Step 5. See if you can balance your tiny penguin. You may need to squash it a bit, since the stitching is probably bumpy, but the weight of the nickels should help you here.
Step 5: Adding the Beak, Feet, and Googly Eyes
Step 1. Cut out the beak and feet patterns from the .pdf file.
Step 2. Attach the patterns to yellow felt or fleece with tape loops. (Trace the patterns with chalk, if you like.)
Step 3. Cut out the beak and feet pieces. Remove the patterns and recycle the paper.
Step 4. Attach the beak and feet with tacky glue.
Step 5. Attach googly eyes with tacky glue.
Step 6. Wait for the glue to dry. This may take overnight, if you've used lots of glue.
Step 6: Enjoy Your Tiny Penguin
When the glue is dry, your tiny penguin is complete.
Now you are ready for further learning activities!
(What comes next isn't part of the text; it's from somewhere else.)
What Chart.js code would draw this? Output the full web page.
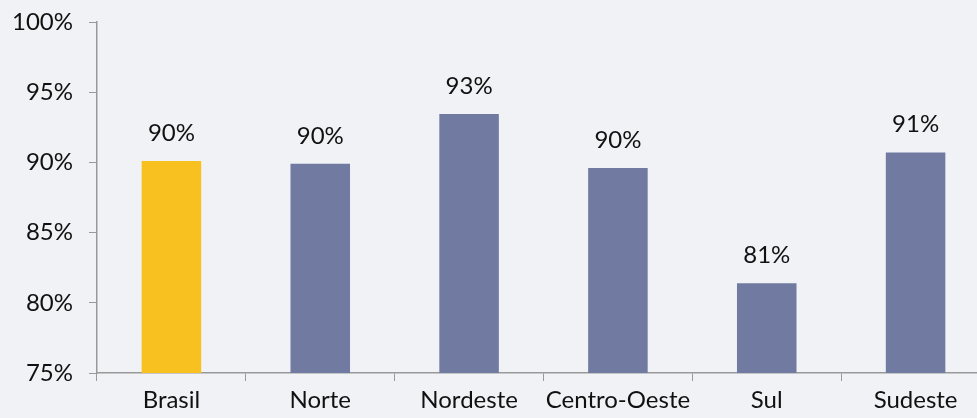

We followed up with two activities...
1. We documented each penguin with a still photo, and then had discussions about difference - since each penguin had its own personality, due to student choices and variables like which glove finger was used. No two penguins were alike. (Some older students had time to create more than one penguin, so they made tiny penguin families.)
2. After discussion of penguin habitats and penguin behavior, and looking at books and documentary clips on YouTube, we created a penguin habitat with boxes, an old white bedspread, blue paper, and some of the remaining fiberfill stuffing. We spent a class period with each group taking a sequence of still photographs as the students moved their penguins from left to right across the habitat. After the in-class photo session was over, I used video editing software to arrange the still images in an animation sequence. (This is not hard to do, and there are lots of Instructables and other online directions for creating stop-motion animation. Find a tutorial that makes sense to you, and software that's compatible with the computer you have, and go for it!)
On the last day of camp, each group got to view the completed video, which featured the tiny penguin portraits as well as the students' penguin animation. I posted it on YouTube to share with parents and our greater community.